__What to work on__
Exactly reproduce the lines of the listing below from the one containing "Emit a LaTeX" through the one containing "end) at (1057,552);". Skip the images.

__Record set__

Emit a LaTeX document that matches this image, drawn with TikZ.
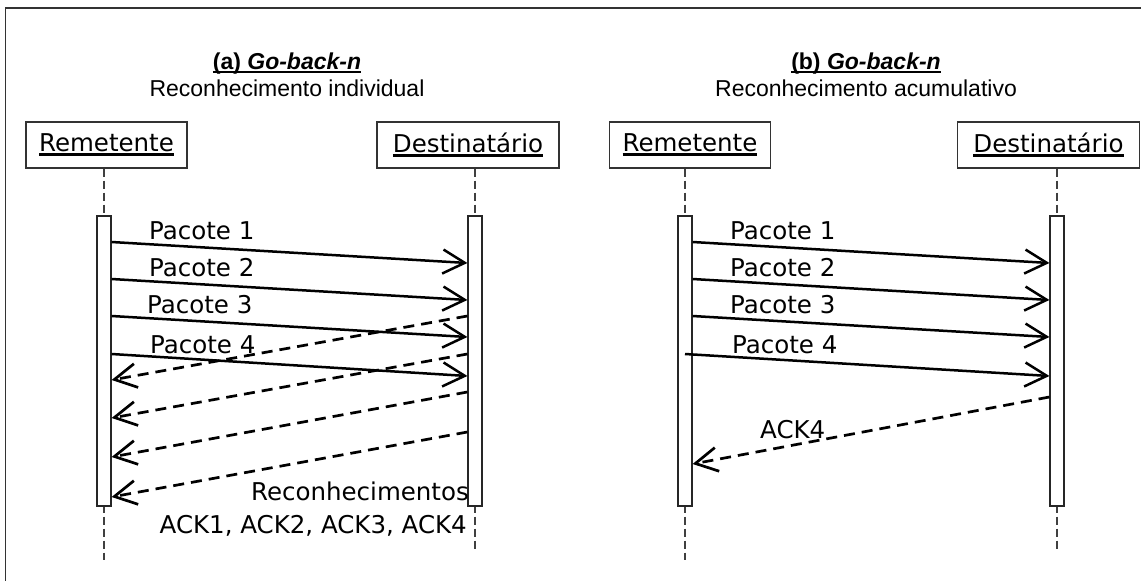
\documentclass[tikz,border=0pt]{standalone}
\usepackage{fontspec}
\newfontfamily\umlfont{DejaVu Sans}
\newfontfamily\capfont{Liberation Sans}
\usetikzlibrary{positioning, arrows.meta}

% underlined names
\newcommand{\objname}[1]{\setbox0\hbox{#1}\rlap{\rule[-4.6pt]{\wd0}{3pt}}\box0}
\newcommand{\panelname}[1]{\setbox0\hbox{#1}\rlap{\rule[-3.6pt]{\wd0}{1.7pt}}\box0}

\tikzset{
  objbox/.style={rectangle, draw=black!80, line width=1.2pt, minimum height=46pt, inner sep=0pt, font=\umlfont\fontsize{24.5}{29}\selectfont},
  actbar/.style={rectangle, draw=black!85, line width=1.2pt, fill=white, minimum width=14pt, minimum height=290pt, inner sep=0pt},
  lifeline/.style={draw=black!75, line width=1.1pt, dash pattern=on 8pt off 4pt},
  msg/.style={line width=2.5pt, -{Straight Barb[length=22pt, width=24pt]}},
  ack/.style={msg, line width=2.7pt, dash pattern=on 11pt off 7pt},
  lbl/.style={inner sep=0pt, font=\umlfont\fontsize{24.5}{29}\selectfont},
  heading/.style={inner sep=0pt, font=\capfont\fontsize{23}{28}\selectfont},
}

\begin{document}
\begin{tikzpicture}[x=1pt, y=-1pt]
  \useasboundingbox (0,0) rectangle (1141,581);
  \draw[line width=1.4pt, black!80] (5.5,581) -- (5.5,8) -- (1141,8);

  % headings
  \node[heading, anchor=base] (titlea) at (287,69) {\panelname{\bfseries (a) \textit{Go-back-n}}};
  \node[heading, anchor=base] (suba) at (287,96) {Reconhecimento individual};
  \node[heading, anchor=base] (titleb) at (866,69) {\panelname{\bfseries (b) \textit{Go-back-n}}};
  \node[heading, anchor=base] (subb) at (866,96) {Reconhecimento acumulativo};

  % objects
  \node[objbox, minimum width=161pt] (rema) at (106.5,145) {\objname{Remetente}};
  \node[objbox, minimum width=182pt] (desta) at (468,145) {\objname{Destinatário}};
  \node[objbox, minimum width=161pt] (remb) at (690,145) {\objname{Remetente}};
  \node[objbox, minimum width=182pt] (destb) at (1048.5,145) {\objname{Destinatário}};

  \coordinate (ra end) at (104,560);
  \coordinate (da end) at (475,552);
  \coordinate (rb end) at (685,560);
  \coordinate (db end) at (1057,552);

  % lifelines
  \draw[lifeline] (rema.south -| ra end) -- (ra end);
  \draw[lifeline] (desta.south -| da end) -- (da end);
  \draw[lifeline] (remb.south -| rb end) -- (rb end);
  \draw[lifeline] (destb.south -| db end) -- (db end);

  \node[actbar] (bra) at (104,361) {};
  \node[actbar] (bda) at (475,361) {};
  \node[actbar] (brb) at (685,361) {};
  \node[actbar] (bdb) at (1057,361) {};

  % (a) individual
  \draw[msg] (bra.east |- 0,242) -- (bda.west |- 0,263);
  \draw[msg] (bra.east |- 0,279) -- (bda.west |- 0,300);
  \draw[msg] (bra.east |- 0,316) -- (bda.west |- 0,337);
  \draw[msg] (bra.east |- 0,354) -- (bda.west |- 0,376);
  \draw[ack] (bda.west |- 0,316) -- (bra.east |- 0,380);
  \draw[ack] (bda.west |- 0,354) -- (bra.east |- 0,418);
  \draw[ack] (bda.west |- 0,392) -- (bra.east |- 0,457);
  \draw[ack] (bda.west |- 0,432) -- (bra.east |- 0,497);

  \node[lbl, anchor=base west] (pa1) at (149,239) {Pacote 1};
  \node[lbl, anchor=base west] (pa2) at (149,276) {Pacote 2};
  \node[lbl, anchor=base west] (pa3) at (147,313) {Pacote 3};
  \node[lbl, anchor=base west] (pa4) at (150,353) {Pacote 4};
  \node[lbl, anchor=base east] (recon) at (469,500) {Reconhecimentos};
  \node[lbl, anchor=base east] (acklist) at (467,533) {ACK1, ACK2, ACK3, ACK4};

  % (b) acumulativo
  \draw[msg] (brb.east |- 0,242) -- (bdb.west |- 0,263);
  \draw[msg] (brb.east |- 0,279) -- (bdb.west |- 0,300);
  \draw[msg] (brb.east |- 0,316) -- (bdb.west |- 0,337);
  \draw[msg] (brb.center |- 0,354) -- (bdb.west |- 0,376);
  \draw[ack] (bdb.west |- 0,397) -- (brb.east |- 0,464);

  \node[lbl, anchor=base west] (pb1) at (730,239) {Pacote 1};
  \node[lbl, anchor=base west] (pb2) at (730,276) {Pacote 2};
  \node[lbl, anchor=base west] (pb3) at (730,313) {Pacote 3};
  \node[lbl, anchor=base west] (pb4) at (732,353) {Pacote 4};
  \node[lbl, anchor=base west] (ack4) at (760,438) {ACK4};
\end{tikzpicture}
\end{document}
==
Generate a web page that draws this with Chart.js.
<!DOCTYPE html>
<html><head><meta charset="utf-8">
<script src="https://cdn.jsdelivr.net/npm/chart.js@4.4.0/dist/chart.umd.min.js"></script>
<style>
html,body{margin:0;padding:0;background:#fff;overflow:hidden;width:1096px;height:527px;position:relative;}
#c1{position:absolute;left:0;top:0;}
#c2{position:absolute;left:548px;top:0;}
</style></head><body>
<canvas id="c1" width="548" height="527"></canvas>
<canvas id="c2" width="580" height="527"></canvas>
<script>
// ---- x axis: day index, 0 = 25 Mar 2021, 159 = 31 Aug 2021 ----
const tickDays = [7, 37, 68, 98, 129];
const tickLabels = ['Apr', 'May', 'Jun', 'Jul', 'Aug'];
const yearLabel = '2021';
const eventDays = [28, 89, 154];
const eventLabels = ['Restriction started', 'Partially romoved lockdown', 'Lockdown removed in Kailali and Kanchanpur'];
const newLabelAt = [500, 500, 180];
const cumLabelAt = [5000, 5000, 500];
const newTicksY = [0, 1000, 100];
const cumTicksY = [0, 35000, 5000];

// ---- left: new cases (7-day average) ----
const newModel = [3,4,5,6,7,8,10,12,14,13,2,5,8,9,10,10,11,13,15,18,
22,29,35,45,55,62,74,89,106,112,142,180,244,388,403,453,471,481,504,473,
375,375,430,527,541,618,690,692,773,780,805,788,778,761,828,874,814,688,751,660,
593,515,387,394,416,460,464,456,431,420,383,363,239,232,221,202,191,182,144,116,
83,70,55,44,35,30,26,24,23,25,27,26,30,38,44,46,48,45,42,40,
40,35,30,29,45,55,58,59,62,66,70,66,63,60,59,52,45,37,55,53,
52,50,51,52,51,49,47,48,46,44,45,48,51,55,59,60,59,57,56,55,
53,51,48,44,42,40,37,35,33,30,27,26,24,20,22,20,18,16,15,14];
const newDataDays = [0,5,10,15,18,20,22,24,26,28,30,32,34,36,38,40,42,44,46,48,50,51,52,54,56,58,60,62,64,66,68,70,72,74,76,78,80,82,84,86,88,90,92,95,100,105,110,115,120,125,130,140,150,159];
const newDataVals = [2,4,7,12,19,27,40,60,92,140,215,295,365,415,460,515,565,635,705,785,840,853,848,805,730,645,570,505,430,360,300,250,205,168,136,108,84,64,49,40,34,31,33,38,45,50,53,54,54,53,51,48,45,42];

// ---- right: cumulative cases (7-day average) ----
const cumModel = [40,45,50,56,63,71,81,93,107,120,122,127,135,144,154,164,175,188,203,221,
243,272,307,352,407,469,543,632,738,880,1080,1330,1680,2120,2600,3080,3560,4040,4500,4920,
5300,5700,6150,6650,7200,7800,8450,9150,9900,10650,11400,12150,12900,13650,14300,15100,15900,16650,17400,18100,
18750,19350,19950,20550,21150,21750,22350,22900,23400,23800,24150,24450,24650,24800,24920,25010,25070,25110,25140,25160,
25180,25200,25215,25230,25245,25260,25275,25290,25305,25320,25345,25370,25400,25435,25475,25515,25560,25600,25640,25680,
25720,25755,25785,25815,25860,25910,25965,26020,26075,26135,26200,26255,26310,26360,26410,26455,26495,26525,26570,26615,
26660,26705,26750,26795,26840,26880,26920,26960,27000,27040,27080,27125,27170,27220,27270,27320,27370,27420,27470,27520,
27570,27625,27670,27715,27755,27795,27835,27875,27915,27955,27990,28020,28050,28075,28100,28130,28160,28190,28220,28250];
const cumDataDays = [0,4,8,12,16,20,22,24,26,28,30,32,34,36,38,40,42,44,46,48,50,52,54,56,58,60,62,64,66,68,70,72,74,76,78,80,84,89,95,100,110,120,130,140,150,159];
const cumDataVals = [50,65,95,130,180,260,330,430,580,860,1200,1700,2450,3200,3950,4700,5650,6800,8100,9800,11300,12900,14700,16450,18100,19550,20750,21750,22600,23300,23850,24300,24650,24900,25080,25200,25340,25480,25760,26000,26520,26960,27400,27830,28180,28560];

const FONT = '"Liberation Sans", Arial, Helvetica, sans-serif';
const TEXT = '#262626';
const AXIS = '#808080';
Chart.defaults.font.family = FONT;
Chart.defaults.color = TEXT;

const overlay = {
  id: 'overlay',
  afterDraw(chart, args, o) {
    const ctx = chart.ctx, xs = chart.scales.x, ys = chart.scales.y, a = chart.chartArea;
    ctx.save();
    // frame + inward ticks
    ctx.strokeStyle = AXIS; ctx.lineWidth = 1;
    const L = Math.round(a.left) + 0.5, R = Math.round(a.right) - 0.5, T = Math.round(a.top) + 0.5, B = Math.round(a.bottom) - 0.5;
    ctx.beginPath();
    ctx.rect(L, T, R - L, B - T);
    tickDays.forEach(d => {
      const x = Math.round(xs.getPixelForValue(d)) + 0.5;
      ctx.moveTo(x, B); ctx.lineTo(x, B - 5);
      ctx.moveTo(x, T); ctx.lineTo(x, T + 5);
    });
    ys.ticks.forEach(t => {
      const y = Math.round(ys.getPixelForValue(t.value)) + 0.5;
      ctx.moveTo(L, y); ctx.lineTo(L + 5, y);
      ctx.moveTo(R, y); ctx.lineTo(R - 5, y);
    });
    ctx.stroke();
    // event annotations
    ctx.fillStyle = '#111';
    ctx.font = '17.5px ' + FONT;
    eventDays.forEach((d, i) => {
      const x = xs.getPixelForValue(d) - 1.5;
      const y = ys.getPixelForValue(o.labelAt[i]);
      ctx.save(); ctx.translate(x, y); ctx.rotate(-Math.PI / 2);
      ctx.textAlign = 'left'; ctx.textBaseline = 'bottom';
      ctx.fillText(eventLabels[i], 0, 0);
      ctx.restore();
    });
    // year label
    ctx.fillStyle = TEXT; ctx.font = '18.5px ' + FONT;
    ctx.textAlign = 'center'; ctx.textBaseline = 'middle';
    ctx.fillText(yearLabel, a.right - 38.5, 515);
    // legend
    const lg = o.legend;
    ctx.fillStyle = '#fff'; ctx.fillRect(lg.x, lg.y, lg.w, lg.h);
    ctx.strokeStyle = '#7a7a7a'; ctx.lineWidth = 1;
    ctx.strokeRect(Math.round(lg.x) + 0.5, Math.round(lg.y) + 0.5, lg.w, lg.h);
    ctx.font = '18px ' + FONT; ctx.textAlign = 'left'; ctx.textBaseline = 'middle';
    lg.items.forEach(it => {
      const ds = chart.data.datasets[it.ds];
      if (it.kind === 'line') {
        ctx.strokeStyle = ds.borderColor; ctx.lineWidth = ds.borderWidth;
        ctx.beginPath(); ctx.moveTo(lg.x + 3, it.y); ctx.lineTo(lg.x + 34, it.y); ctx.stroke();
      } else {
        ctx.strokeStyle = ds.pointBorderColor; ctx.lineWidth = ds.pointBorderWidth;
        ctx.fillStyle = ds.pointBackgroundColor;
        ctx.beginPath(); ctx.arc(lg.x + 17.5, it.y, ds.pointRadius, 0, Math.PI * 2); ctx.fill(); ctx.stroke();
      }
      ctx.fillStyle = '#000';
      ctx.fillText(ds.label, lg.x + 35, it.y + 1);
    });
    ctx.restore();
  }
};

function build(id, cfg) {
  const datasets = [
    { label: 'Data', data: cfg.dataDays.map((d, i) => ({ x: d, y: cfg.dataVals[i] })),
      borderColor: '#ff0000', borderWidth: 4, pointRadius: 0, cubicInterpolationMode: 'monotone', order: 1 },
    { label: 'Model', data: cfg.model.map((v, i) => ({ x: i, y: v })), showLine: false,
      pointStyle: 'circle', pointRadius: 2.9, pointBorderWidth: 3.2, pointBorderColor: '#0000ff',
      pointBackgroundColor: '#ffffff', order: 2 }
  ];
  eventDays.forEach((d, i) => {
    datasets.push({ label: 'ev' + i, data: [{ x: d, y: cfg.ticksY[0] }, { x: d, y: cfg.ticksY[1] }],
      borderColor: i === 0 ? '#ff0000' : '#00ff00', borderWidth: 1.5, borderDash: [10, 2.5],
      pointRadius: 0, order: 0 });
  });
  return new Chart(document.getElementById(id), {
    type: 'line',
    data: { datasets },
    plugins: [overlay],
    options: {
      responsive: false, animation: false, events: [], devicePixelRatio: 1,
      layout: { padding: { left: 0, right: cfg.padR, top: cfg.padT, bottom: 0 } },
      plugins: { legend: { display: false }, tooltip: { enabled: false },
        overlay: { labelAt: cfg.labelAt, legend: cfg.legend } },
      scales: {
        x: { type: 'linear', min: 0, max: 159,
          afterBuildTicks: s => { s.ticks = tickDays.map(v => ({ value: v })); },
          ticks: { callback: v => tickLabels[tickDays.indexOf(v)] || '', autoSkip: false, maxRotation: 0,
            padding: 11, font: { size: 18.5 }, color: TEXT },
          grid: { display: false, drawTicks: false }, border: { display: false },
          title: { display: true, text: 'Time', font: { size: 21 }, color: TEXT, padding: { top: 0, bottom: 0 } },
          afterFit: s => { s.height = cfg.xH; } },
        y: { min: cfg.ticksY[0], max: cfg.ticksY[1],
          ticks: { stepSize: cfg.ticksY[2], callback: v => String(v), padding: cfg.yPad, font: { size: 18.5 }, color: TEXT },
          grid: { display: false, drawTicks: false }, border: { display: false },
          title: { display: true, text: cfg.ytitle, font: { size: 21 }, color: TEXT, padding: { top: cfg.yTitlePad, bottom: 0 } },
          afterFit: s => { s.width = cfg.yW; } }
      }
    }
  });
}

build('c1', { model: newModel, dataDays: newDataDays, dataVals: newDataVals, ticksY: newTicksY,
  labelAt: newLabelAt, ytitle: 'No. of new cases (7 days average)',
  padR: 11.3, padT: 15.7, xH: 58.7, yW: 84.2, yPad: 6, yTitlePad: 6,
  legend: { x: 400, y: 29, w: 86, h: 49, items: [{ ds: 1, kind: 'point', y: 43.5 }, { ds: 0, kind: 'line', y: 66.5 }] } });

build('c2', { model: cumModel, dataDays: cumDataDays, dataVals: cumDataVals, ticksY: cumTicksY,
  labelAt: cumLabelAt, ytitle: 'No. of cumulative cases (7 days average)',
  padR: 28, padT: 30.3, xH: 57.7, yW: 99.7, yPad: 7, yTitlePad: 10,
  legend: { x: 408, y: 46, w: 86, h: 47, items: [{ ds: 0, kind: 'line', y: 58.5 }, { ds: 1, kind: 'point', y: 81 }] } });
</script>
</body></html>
--
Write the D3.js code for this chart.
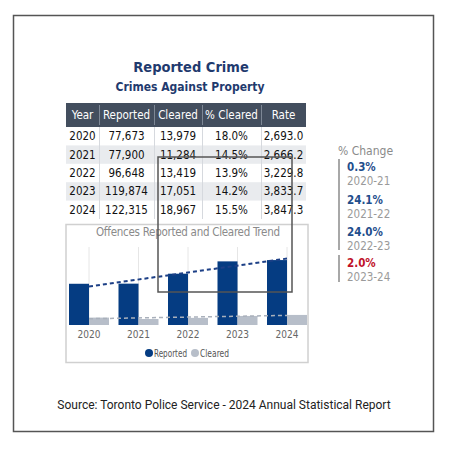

__Solution__
Emit a LaTeX document that matches this image, drawn with TikZ.
\documentclass[tikz,border=0pt]{standalone}
\usepackage{fontspec}
\newfontfamily\umlfont{DejaVu Sans}
\newfontfamily\capfont{Liberation Sans}
\usetikzlibrary{positioning, arrows.meta}

% underlined names
\newcommand{\objname}[1]{\setbox0\hbox{#1}\rlap{\rule[-4.6pt]{\wd0}{3pt}}\box0}
\newcommand{\panelname}[1]{\setbox0\hbox{#1}\rlap{\rule[-3.6pt]{\wd0}{1.7pt}}\box0}

\tikzset{
  objbox/.style={rectangle, draw=black!80, line width=1.2pt, minimum height=46pt, inner sep=0pt, font=\umlfont\fontsize{24.5}{29}\selectfont},
  actbar/.style={rectangle, draw=black!85, line width=1.2pt, fill=white, minimum width=14pt, minimum height=290pt, inner sep=0pt},
  lifeline/.style={draw=black!75, line width=1.1pt, dash pattern=on 8pt off 4pt},
  msg/.style={line width=2.5pt, -{Straight Barb[length=22pt, width=24pt]}},
  ack/.style={msg, line width=2.7pt, dash pattern=on 11pt off 7pt},
  lbl/.style={inner sep=0pt, font=\umlfont\fontsize{24.5}{29}\selectfont},
  heading/.style={inner sep=0pt, font=\capfont\fontsize{23}{28}\selectfont},
}

\begin{document}
\begin{tikzpicture}[x=1pt, y=-1pt]
  \useasboundingbox (0,0) rectangle (1141,581);
  \draw[line width=1.4pt, black!80] (5.5,581) -- (5.5,8) -- (1141,8);

  % headings
  \node[heading, anchor=base] (titlea) at (287,69) {\panelname{\bfseries (a) \textit{Go-back-n}}};
  \node[heading, anchor=base] (suba) at (287,96) {Reconhecimento individual};
  \node[heading, anchor=base] (titleb) at (866,69) {\panelname{\bfseries (b) \textit{Go-back-n}}};
  \node[heading, anchor=base] (subb) at (866,96) {Reconhecimento acumulativo};

  % objects
  \node[objbox, minimum width=161pt] (rema) at (106.5,145) {\objname{Remetente}};
  \node[objbox, minimum width=182pt] (desta) at (468,145) {\objname{Destinatário}};
  \node[objbox, minimum width=161pt] (remb) at (690,145) {\objname{Remetente}};
  \node[objbox, minimum width=182pt] (destb) at (1048.5,145) {\objname{Destinatário}};

  \coordinate (ra end) at (104,560);
  \coordinate (da end) at (475,552);
  \coordinate (rb end) at (685,560);
  \coordinate (db end) at (1057,552);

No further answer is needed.